About this audiobook
Charles Dickens’s The Posthumous Papers of the Pickwick Club first appeared in monthly serial parts in London between 1836 and 1837, at the outset of the author’s career and at a moment when the periodical press and illustrated fiction were reshaping the Victorian literary marketplace. Written in English for a broad urban readership, the work emerged from a collaborative publishing model in which text and illustration were jointly marketed; its early conception as a sequence of comic “papers” and excursions helped establish Dickens’s public persona as a journalist-novelist with an acute ear for metropolitan speech and contemporary manners. The novel’s framing conceit—an editor arranging club “transactions,” letters, and documents—also reflects the era’s fascination with associational culture, amateur science, and the self-importance of civic institutions, all filtered through Dickens’s exuberant satirical energy.
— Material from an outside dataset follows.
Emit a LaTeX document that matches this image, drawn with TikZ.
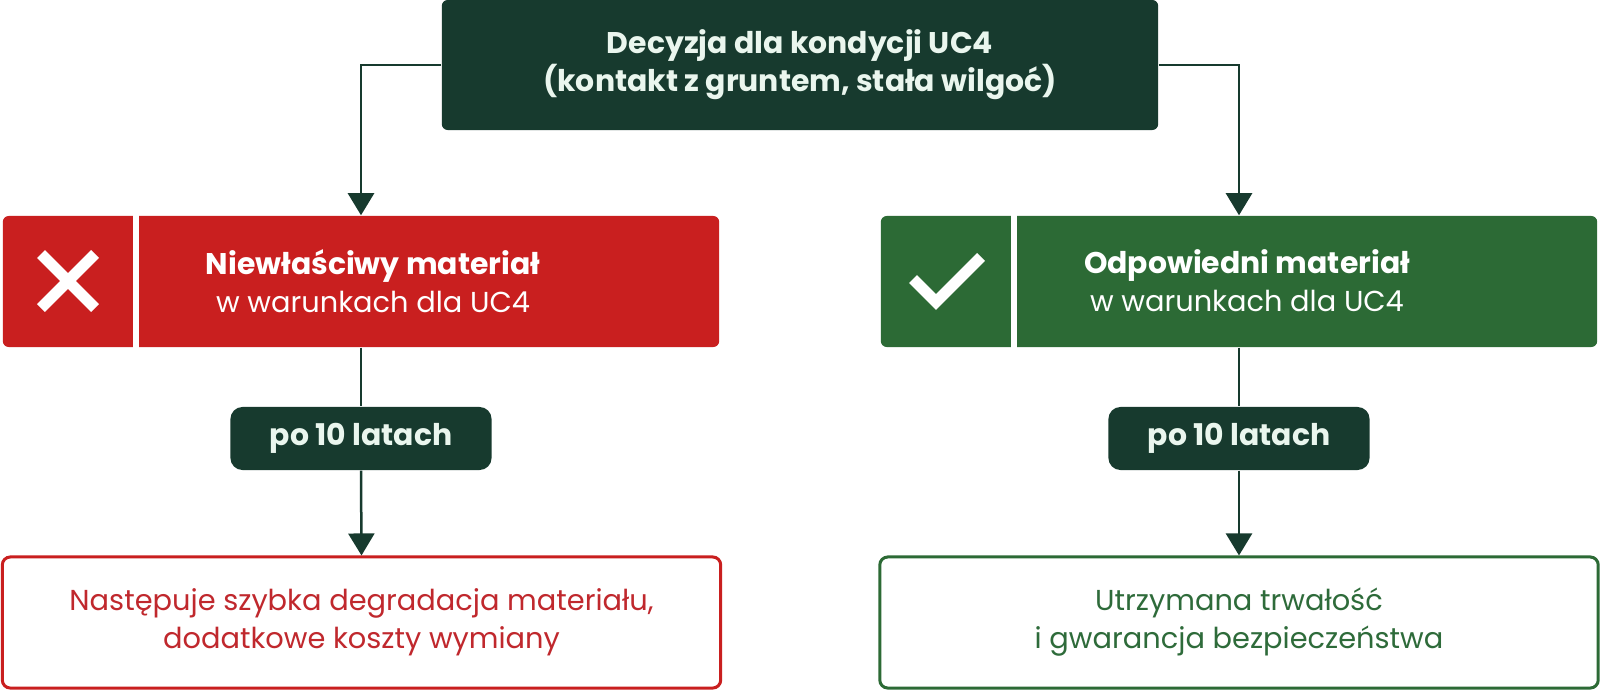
\documentclass[tikz,border=0pt]{standalone}
\usepackage{fontspec}
\setmainfont{Poppins}
\usepackage{tikz}
\usepackage{xcolor}
\usetikzlibrary{arrows.meta,calc,positioning}
\definecolor{headgreen}{RGB}{23, 58, 46}
\definecolor{badred}{RGB}{201, 31, 31}
\definecolor{goodgreen}{RGB}{44, 106, 53}
\definecolor{lighttext}{RGB}{234, 246, 238}
\definecolor{badtext}{RGB}{192, 40, 45}
\definecolor{goodtext}{RGB}{46, 107, 58}

\begin{document}
\begin{tikzpicture}[x=0.01cm, y=-0.01cm,
  txt/.style={font=\fontsize{8.2}{10.8}\selectfont, align=center},
  boldtxt/.style={font=\fontsize{8.5}{10.8}\selectfont\bfseries, align=center},
  headbox/.style={boldtxt, fill=headgreen, text=lighttext, rounded corners=0.06cm, inner sep=0pt},
  statebox/.style={rounded corners=0.06cm, minimum width=7.16cm, minimum height=1.31cm, inner sep=0pt},
  pill/.style={headbox, minimum width=2.61cm, minimum height=0.63cm, rounded corners=0.12cm},
  endbox/.style={txt, draw, line width=0.03cm, fill=white, rounded corners=0.08cm, minimum width=7.18cm, minimum height=1.31cm},
  link/.style={headgreen, line width=0.025cm},
  arrow/.style={link, -{Triangle[width=0.26cm, length=0.22cm]}},
  divider/.style={white, line width=0.06cm},
  icon/.style={white, line width=0.11cm}]

  % Page size
  \useasboundingbox (0,0) rectangle (1600,691);

  % Decision on top
  \node[headbox, minimum width=7.16cm, minimum height=1.30cm] (decision) at (800,65)
    {Decyzja dla kondycji UC4\\(kontakt z gruntem, stała wilgoć)};

  % Wrong material
  \node[statebox, fill=badred] (bad) at (361,281.5) {};
  \draw[divider] ($(bad.north west)+(134,0)$) -- ($(bad.south west)+(134,0)$);
  \draw[icon] (41,254) -- (95,308) (41,308) -- (95,254);
  \node[txt, text=white] (badlabel) at (373,281)
    {{\bfseries\fontsize{8.5}{10.8}\selectfont Niewłaściwy materiał}\\ w warunkach dla UC4};

  % Right material
  \node[statebox, fill=goodgreen] (good) at (1239,281.5) {};
  \draw[divider] ($(good.north west)+(134,0)$) -- ($(good.south west)+(134,0)$);
  \draw[icon] (913,279) -- (936,302) -- (981,257);
  \node[txt, text=white] (goodlabel) at (1247,281)
    {{\bfseries\fontsize{8.5}{10.8}\selectfont Odpowiedni materiał}\\ w warunkach dla UC4};

  % After ten years
  \node[pill] (badyears) at (361,438.5) {po 10 latach};
  \node[pill] (goodyears) at (1239,438.5) {po 10 latach};

  % Outcomes
  \node[endbox, draw=badred, text=badtext] (badend) at (361.5,622.5)
    {Następuje szybka degradacja materiału,\\dodatkowe koszty wymiany};
  \node[endbox, draw=goodgreen, text=goodtext] (goodend) at (1239,622.5)
    {Utrzymana trwałość\\i gwarancja bezpieczeństwa};

  % Connectors
  \draw[arrow] (decision.west) -| (bad.north);
  \draw[arrow] (decision.east) -| (good.north);
  \draw[link] (bad.south) -- (badyears.north);
  \draw[link] (good.south) -- (goodyears.north);
  \draw[arrow] (badyears.south) -- (badend.north);
  \draw[arrow] (goodyears.south) -- (goodend.north);

\end{tikzpicture}
\end{document}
Although episodic in structure, the book develops a coherent comic vision by pairing picaresque travel with sustained social observation, turning mishaps, misunderstandings, and courtroom entanglements into instruments for moral and cultural critique. Its humor ranges from farce and caricature to linguistic play (the famous “Pickwickian sense”), yet it is underwritten by an enlarging sympathy that contrasts genteel pretension with the vitality of working-class characters, most notably Sam Weller, whose idiom helped define Dickensian comic realism. The novel’s immense popularity helped cement serialization as a dominant form, influenced later Victorian narrative pacing and character typology, and established a model of social comedy in which a seemingly light travel tale becomes a capacious survey of class, institutions, and everyday life.